# DSL-Linux auf USB-Stick (klappt nicht)



## Cecidi (24. Juli 2006)

Hi,

Ich habe im Internet DSL (Damn Small Linux), eine 50Mb Knoppix Distribution, die man auf dem USB-Stick installieren kann. 

Theoretisch sollte der Computer dann auch von diesem Booten, aber das klappt nicht?
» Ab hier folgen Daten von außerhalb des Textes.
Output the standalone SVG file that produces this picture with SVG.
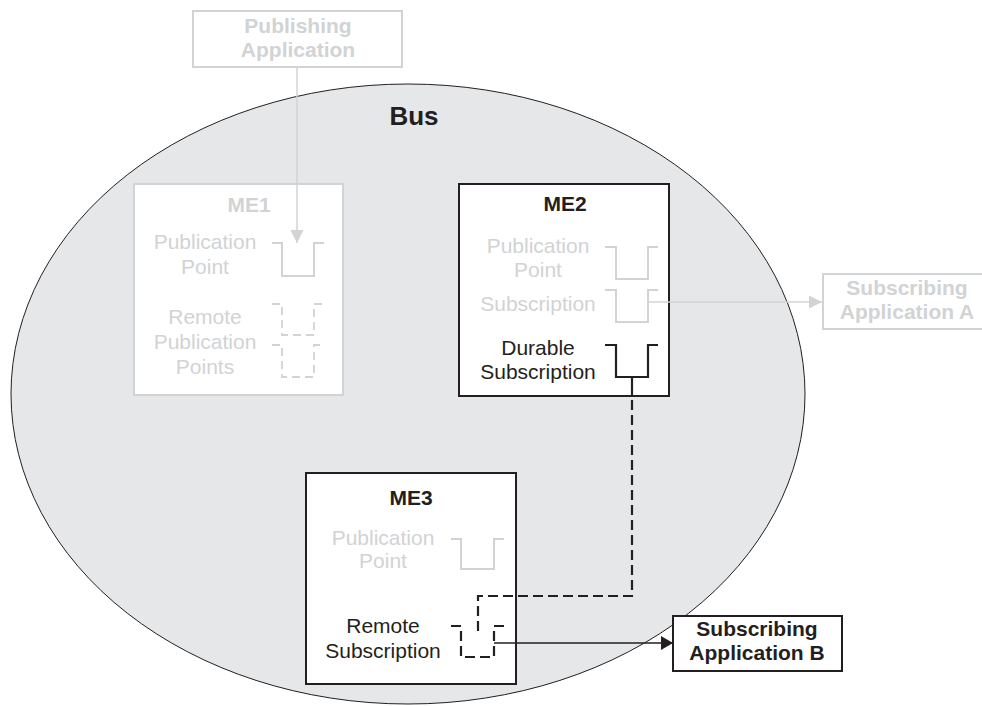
<svg xmlns="http://www.w3.org/2000/svg" width="982" height="706" viewBox="0 0 982 706">
<defs>
<style>
.t{font-family:"Liberation Sans",Arial,sans-serif;font-size:21px;text-anchor:middle}
.b{font-weight:bold}
.g{fill:#d1d3d4}
.k{fill:#231f20}
.gbox{fill:#ffffff;stroke:#d1d3d4;stroke-width:2}
.kbox{fill:#ffffff;stroke:#231f20;stroke-width:2}
.gsym{fill:none;stroke:#d1d3d4;stroke-width:2}
.ksym{fill:none;stroke:#231f20;stroke-width:2.2}
.gdash{fill:none;stroke:#d1d3d4;stroke-width:1.8;stroke-dasharray:8 5}
.kdash{fill:none;stroke:#231f20;stroke-width:2.2;stroke-dasharray:10 5}
</style>
<marker id="ag" markerUnits="userSpaceOnUse" markerWidth="14" markerHeight="14" refX="13" refY="6.5" orient="auto"><path d="M0,0 L13,6.5 L0,13 z" fill="#d1d3d4"/></marker>
<marker id="ak" markerUnits="userSpaceOnUse" markerWidth="14" markerHeight="15" refX="12" refY="7" orient="auto"><path d="M0,0 L12,7 L0,14 z" fill="#231f20"/></marker>
</defs>
<rect width="982" height="706" fill="#ffffff"/>
<g id="bus">
<ellipse cx="408" cy="394" rx="397" ry="310" fill="#e6e7e8" stroke="#231f20" stroke-width="1"/>
<text class="t b k" x="414" y="125" style="font-size:26px">Bus</text>
</g>
<g id="publishing-application">
<rect class="gbox" x="193" y="11" width="209" height="56"/>
<text class="t b g" x="298" y="33">Publishing</text>
<text class="t b g" x="298" y="57">Application</text>
</g>
<g id="me1">
<rect class="gbox" x="134" y="184" width="209" height="211"/>
<text class="t b g" x="249" y="212">ME1</text>
<text class="t g" x="205" y="249">Publication</text>
<text class="t g" x="205" y="274">Point</text>
<path class="gsym" d="M272,243 H282 V276 H314 V243 H324"/>
<text class="t g" x="205" y="324">Remote</text>
<text class="t g" x="205" y="349">Publication</text>
<text class="t g" x="205" y="374">Points</text>
<path class="gdash" d="M272,304 H282 V335 H314 V304 H324"/>
<path class="gdash" d="M272,345 H282 V377 H314 V345 H324"/>
</g>
<g id="me2">
<rect class="kbox" x="459" y="184" width="210" height="212"/>
<text class="t b k" x="565" y="211">ME2</text>
<text class="t g" x="538" y="253">Publication</text>
<text class="t g" x="538" y="277">Point</text>
<path class="gsym" d="M605,247 H616 V279 H648 V247 H658"/>
<text class="t g" x="538" y="311">Subscription</text>
<path class="gsym" d="M605,290 H616 V322 H648 V290 H658"/>
<text class="t k" x="538" y="355">Durable</text>
<text class="t k" x="538" y="379">Subscription</text>
<path class="ksym" d="M605,345 H616 V377 H648 V345 H658"/>
</g>
<g id="me3">
<rect class="kbox" x="306" y="473" width="210" height="211"/>
<text class="t b k" x="411" y="505">ME3</text>
<text class="t g" x="383" y="545">Publication</text>
<text class="t g" x="383" y="568">Point</text>
<path class="gsym" d="M451,539 H461 V569 H494 V539 H504"/>
<text class="t k" x="383" y="633">Remote</text>
<text class="t k" x="383" y="658">Subscription</text>
<path class="kdash" d="M451,626 H461 V657 H494 V626 H504"/>
</g>
<g id="subscribing-application-a">
<rect class="gbox" x="823" y="274" width="169" height="55"/>
<text class="t b g" x="907" y="295">Subscribing</text>
<text class="t b g" x="907" y="319">Application A</text>
</g>
<g id="subscribing-application-b">
<rect class="kbox" x="673" y="616" width="169" height="55"/>
<text class="t b k" x="757" y="636">Subscribing</text>
<text class="t b k" x="757" y="660">Application B</text>
</g>
<g id="connectors">
<line x1="297" y1="67" x2="297" y2="243" stroke="#d1d3d4" stroke-width="1.5" marker-end="url(#ag)"/>
<line x1="648" y1="302" x2="822" y2="302" stroke="#d1d3d4" stroke-width="1.5" marker-end="url(#ag)"/>
<line x1="632" y1="377" x2="632" y2="396" stroke="#231f20" stroke-width="2.2"/>
<path class="kdash" d="M632,400 V596 H478 V632"/>
<line x1="494" y1="643" x2="673" y2="643" stroke="#231f20" stroke-width="1.3" marker-end="url(#ak)"/>
</g>
</svg>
Wenn man DSL von der LiveCD gestartet hat kann man einen USB-Stick einrichten lassen, was auch gut funktioniert (läuft ohne Fehler durch).
Doch wenn ich dann den Computer neu starte bootet er nicht von diesem.
(Kein Bootlaufwerk gefunden)+

Im BIOS habe ich in als erstes Bootlaufwerk "USB-HDD" angegeben, und im Linux hab ich auch einen USB-HDD Pendrive eingerichtet.

Was könnte ich noch falsch machen?
Wenn ich auf den USB-Stick gucke sieht man, dass System drauf installiert wurde.
Im BIOS kann man auch noch "USB-FDD" auswählen, aber ich weiß nicht was das ist

Kennt jemand das Problem?

mfg Cecidi


----------



## Dr Dau (24. Juli 2006)

Hallo!

FDD --> Floppy Disk Drive (also Diskettenlaufwerk).

Ansonsten könnte das Thema "Knoppix von einem USB-Stick booten" auf dem Unixboard.de für Dich evtl. ganz interessant sein.

Gruss Dr Dau


----------